Nothing after the line with "(0,0) rectangle (660,509);" belongs in the copy; extract the lines below from the top through that line, pictures left out.

* start GIVEN MATERIAL *

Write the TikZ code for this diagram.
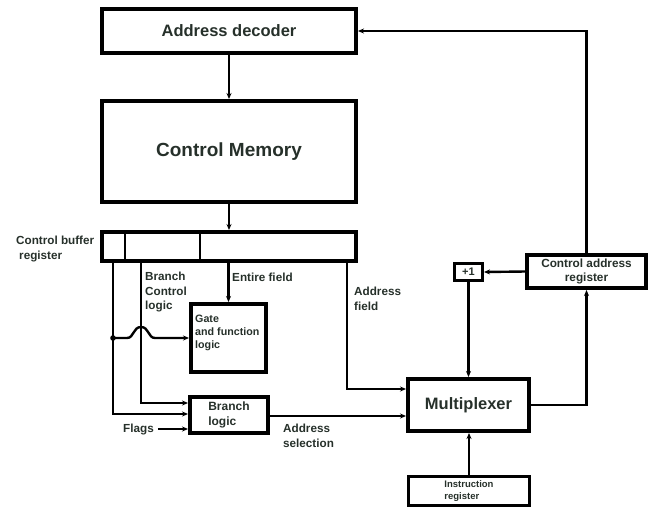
\documentclass[tikz,border=0pt]{standalone}
\usepackage{fontspec}
\setmainfont{Liberation Sans}
\usepackage{xcolor}
\usepackage{tikz}
\usetikzlibrary{arrows.meta}
\definecolor{inkgray}{RGB}{38,48,42}

\begin{document}
\begin{tikzpicture}[x=1pt, y=-1pt,
    blk/.style={draw=black, line width=4pt, inner sep=0pt, text=inkgray, align=center},
    thinblk/.style={draw=black, line width=3pt, inner sep=0pt, text=inkgray, align=left},
    lbl/.style={text=inkgray, inner sep=0pt, align=left, font=\bfseries\fontsize{11.7}{14.5}\selectfont},
    wire/.style={line width=2.4pt, -{Stealth[length=6pt,width=5pt]}},
    bar/.style={line width=2.4pt}]
    \useasboundingbox (0,0) rectangle (660,509);

    \node[blk, minimum width=254pt, minimum height=44pt, font=\bfseries\fontsize{16.5}{19}\selectfont] at (229,31) (AD) {Address decoder};
    \node[blk, minimum width=254pt, minimum height=101pt, font=\bfseries\fontsize{19}{22}\selectfont] at (229,151.5) (CM) {Control Memory};
    \node[blk, minimum width=254pt, minimum height=29pt] at (229,246.5) (CBR) {};
    \node[blk, minimum width=75pt, minimum height=68pt] at (228.5,338) (GFL) {};
    \node[blk, minimum width=78pt, minimum height=36pt, align=left, font=\bfseries\fontsize{12}{15}\selectfont] at (229,415) (BL) {Branch\\logic};
    \node[blk, minimum width=121pt, minimum height=52pt, font=\bfseries\fontsize{16.5}{19}\selectfont] at (468.5,405) (MUX) {Multiplexer};
    \node[blk, minimum width=119pt, minimum height=33pt, font=\bfseries\fontsize{11.8}{14}\selectfont] at (586.5,271.5) (CAR) {Control address\\register};
    \node[thinblk, minimum width=28pt, minimum height=17pt, font=\bfseries\fontsize{11}{13}\selectfont] at (468.5,272) (P1) {+1};
    \node[thinblk, minimum width=121pt, minimum height=29pt, font=\bfseries\fontsize{9.5}{12}\selectfont] at (469,491) (IR) {Instruction\\register};

    % labels
    \node[lbl, anchor=west] at (16,249) (cbrtext) {Control buffer\\\hspace{3pt}register};
    \node[lbl, anchor=west, font=\bfseries\fontsize{10.7}{13}\selectfont] at (195,333) (gfltext) {Gate\\and function\\logic};
    \node[lbl, anchor=west] at (145,292) (bctext) {Branch\\Control\\logic};
    \node[lbl, anchor=west] at (232,277) (eftext) {Entire field};
    \node[lbl, anchor=west] at (354,299) (aftext) {Address\\field};
    \node[lbl, anchor=west] at (283,436) (astext) {Address\\selection};
    \node[lbl] at (138.5,429) (flags) {Flags};

    % buffer fields
    \coordinate (d1) at (125,0);
    \coordinate (d2) at (200,0);
    \draw[bar] (CBR.north -| d1) -- (CBR.south -| d1);
    \draw[bar] (CBR.north -| d2) -- (CBR.south -| d2);

    \coordinate (J) at (113,338);
    \coordinate (bc) at (141,0);
    \coordinate (af) at (347,0);

    \draw[wire] (AD.south) -- (CM.north);
    \draw[wire] (CM.south) -- (CBR.north);
    \draw[wire] (J |- CBR.south) -- (113,414) -- (BL.west |- 113,414);
    \draw[wire] (bc |- CBR.south) -- (141,403) -- (BL.west |- 141,403);
    \draw[wire] ([xshift=4pt]flags.east) -- (BL.west |- flags.east);
    \fill (J) circle[radius=2.8pt];
    \draw[wire] (J) -- (127,338) .. controls (134,338) and (133,327) .. (141,327)
        .. controls (149,327) and (148,338) .. (155,338) -- (GFL.west);
    \draw[wire] (CBR.south -| GFL.north) -- (GFL.north);
    \draw[wire] (af |- CBR.south) -- (347,389) -- (MUX.west |- 347,389);
    \draw[wire] (BL.east |- 0,416) -- (MUX.west |- 0,416);
    \draw[wire] (IR.north) -- (MUX.south -| IR.north);
    \draw[wire] (CAR.west) -- (P1.east);
    \draw[wire] (P1.south) -- (MUX.north -| P1.south);
    \draw[wire] (MUX.east) -| (CAR.south);
    \draw[wire] (CAR.north) |- (AD.east);
\end{tikzpicture}
\end{document}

* end GIVEN MATERIAL *

ANSWER IN FULL:
Write the TikZ code for this diagram.
\documentclass[tikz,border=0pt]{standalone}
\usepackage{fontspec}
\setmainfont{Liberation Sans}
\usepackage{xcolor}
\usepackage{tikz}
\usetikzlibrary{arrows.meta}
\definecolor{inkgray}{RGB}{38,48,42}

\begin{document}
\begin{tikzpicture}[x=1pt, y=-1pt,
    blk/.style={draw=black, line width=4pt, inner sep=0pt, text=inkgray, align=center},
    thinblk/.style={draw=black, line width=3pt, inner sep=0pt, text=inkgray, align=left},
    lbl/.style={text=inkgray, inner sep=0pt, align=left, font=\bfseries\fontsize{11.7}{14.5}\selectfont},
    wire/.style={line width=2.4pt, -{Stealth[length=6pt,width=5pt]}},
    bar/.style={line width=2.4pt}]
    \useasboundingbox (0,0) rectangle (660,509);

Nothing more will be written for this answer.